Lois et comportements économiques

La crise économique éclatée au plan mondial suite aux déboires de la finance globalisée a montré que «le Roi est nu». N’en déplaise à celles et ceux qui identifient le Roi avec l’État Providence, le Roi dont, en fait, il s’agit ici est la «science économique» à l’origine de ladite crise. Cette crise est, en effet, une crise provoquée par la pensée unique dominant à l’échelle mondiale dont les maîtres-à-penser sont vénérés comme s’il s’agissait de divinités avec des capacités métaphysiques – à l’instar de la prévision et la prédiction des événements économiques à un horizon temporel plus ou moins éloigné dans l’avenir.

Or, force est de constater que toute prévision économique est plus ou moins erronée, a fortiori lorsque le système économique est dans une période caractérisée par de fortes incertitudes et une volatilité élevée. Cela tient au fait que l’orthodoxie économique considère uniquement le comportement des agents économiques dans le cadre de ses analyses supposées d’ordre macroéconomique (entendez qui portent sur tout un système économique, comme l’économie nationale ou celle du monde entier). Ces analyses «micro-fondées» ont pris de l’ampleur au fur et à mesure que les outils informatiques et les techniques mathématiques pour la modélisation des comportements sont devenus de plus en plus sophistiqués, donnant l’impression que les développements techniques allaient de pair avec (et permettaient dès lors l’approfondissement de) la compréhension du fonctionnement de nos systèmes économiques.

Ce triomphe de l’économie comportementale a amené les économistes orthodoxes (de matrice néolibérale) à s’imposer au plan mondial sur la base d’un rapport de forces – plutôt que grâce à la force de leurs idées – qui a bafoué toute pensée économique alternative, reléguant l’étude des lois structurelles fondamentales régissant le système économique à la périphérie du monde académique, voire même au-delà de celui-ci.
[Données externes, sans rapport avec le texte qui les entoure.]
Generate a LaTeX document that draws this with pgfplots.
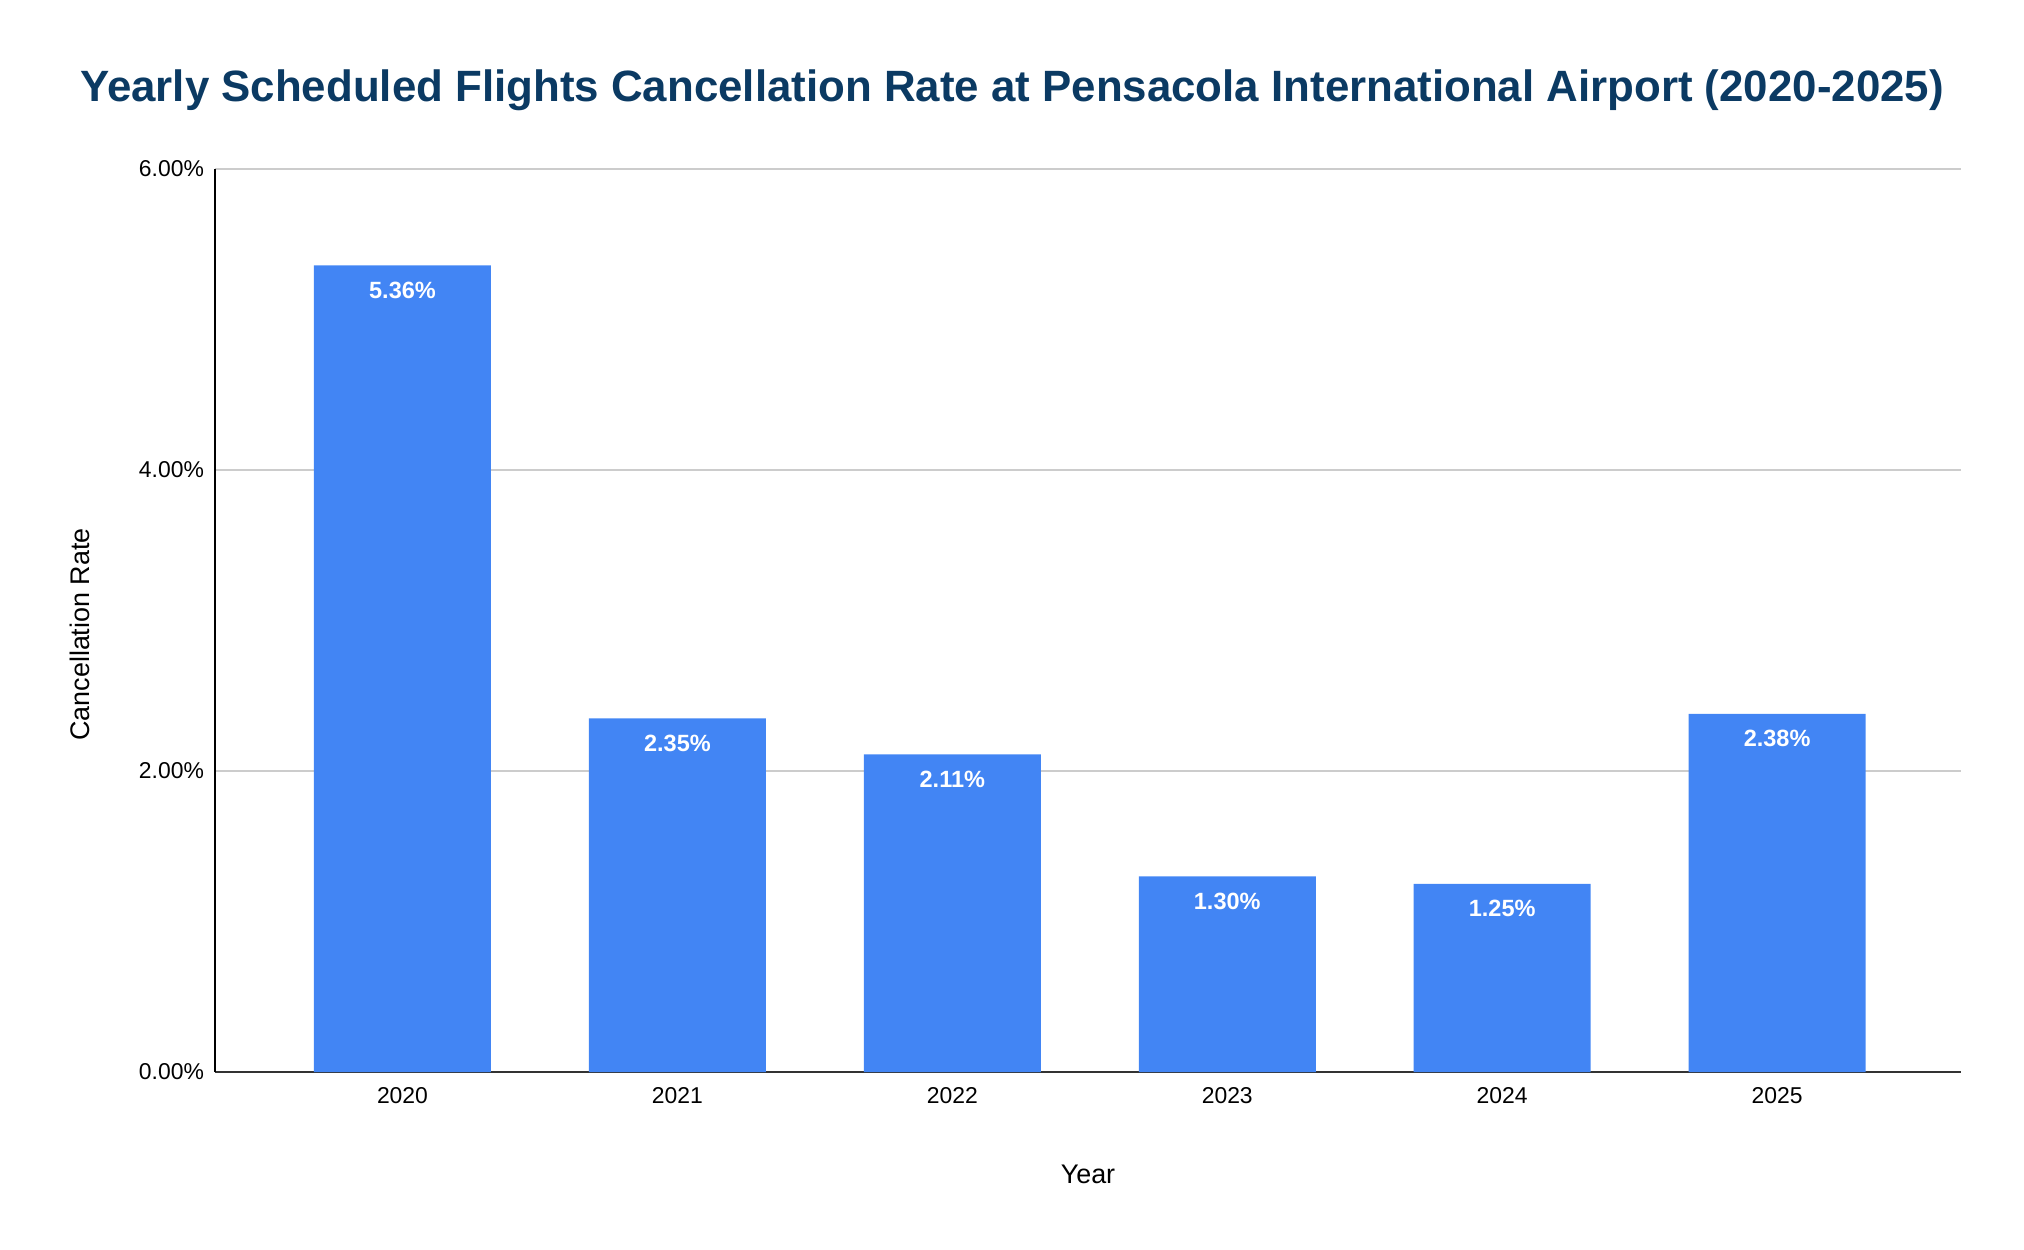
\documentclass[border=0pt]{standalone}
\usepackage{pgfplots}
\pgfplotsset{compat=1.18}
\usepackage{fontspec}
\setmainfont{Liberation Sans}
\definecolor{barblue}{HTML}{4285F4}
\definecolor{titleblue}{HTML}{0B3A63}
\definecolor{gridgray}{HTML}{CCCCCC}
\begin{document}
\begin{tikzpicture}
\useasboundingbox (-107.5bp,-89bp) rectangle (904.5bp,536bp);
\begin{axis}[
  at={(0,0)}, anchor=south west,
  scale only axis,
  width=873bp, height=451.5bp,
  xmin=-0.682, xmax=5.669,
  ymin=0, ymax=6,
  axis x line=bottom, axis y line=left,
  axis line style={-},
  x axis line style={draw=black!80, line width=1.2pt},
  y axis line style={draw=black, line width=1.2pt},
  xtick={0,1,2,3,4,5},
  xticklabels={2020,2021,2022,2023,2024,2025},
  ytick={0,2,4,6},
  yticklabel={\pgfmathprintnumber[fixed,fixed zerofill,precision=2]{\tick}\%},
  /pgf/number format/assume math mode=true,
  major tick length=0pt,
  ymajorgrids,
  grid style={gridgray, line width=0.9pt},
  tick label style={font=\fontsize{11.5}{13}\selectfont, text=black},
  yticklabel style={xshift=-2bp},
  xticklabel style={yshift=-4bp},
  xlabel={Year},
  ylabel={Cancellation Rate},
  label style={font=\fontsize{13.5}{15}\selectfont},
  xlabel style={at={(axis description cs:0.5,0)}, anchor=base, yshift=-55.5bp},
  ylabel style={at={(axis description cs:-0.0773,0.4845)}, anchor=center},
  clip=false,
]
\addplot[ybar, bar width=88.5bp, fill=barblue, draw=none,
  nodes near coords={\pgfmathprintnumber[fixed,fixed zerofill,precision=2]{\pgfplotspointmeta}\%},
  nodes near coords style={anchor=base, yshift=-16.5bp, text=white, font=\bfseries\fontsize{11.8}{13}\selectfont},
] coordinates {(0,5.36) (1,2.35) (2,2.11) (3,1.30) (4,1.25) (5,2.38)};
\end{axis}
\node[anchor=base, text=titleblue, font=\bfseries\fontsize{22}{26}\selectfont] at (398.5bp,485bp) {Yearly Scheduled Flights Cancellation Rate at Pensacola International Airport (2020-2025)};
\end{tikzpicture}
\end{document}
Tant que l’analyse économique ne reposera pas sur l’étude des lois de nature structurelle régissant le fonctionnement ordonné ou désordonné de toute économie, le monde entier continuera à évoluer dans le chaos économique et le désarroi social, profitant à très court terme à l’élite de la finance globalisée, qui, au-delà de la classe politique, a visiblement soudoyé aussi les économistes les plus influents et «réputés» par la pensée autoréférentielle de leurs pairs au niveau académique. Errare humanum est, perseverare diabolicum!

Sergio Rossi

Sergio Rossi est professeur ordinaire à l’Université de Fribourg, où il dirige la Chaire de macroéconomie et d’économie monétaire, et Senior Research Associate à l’International Economic Policy Institute de la Laurentian University au Canada.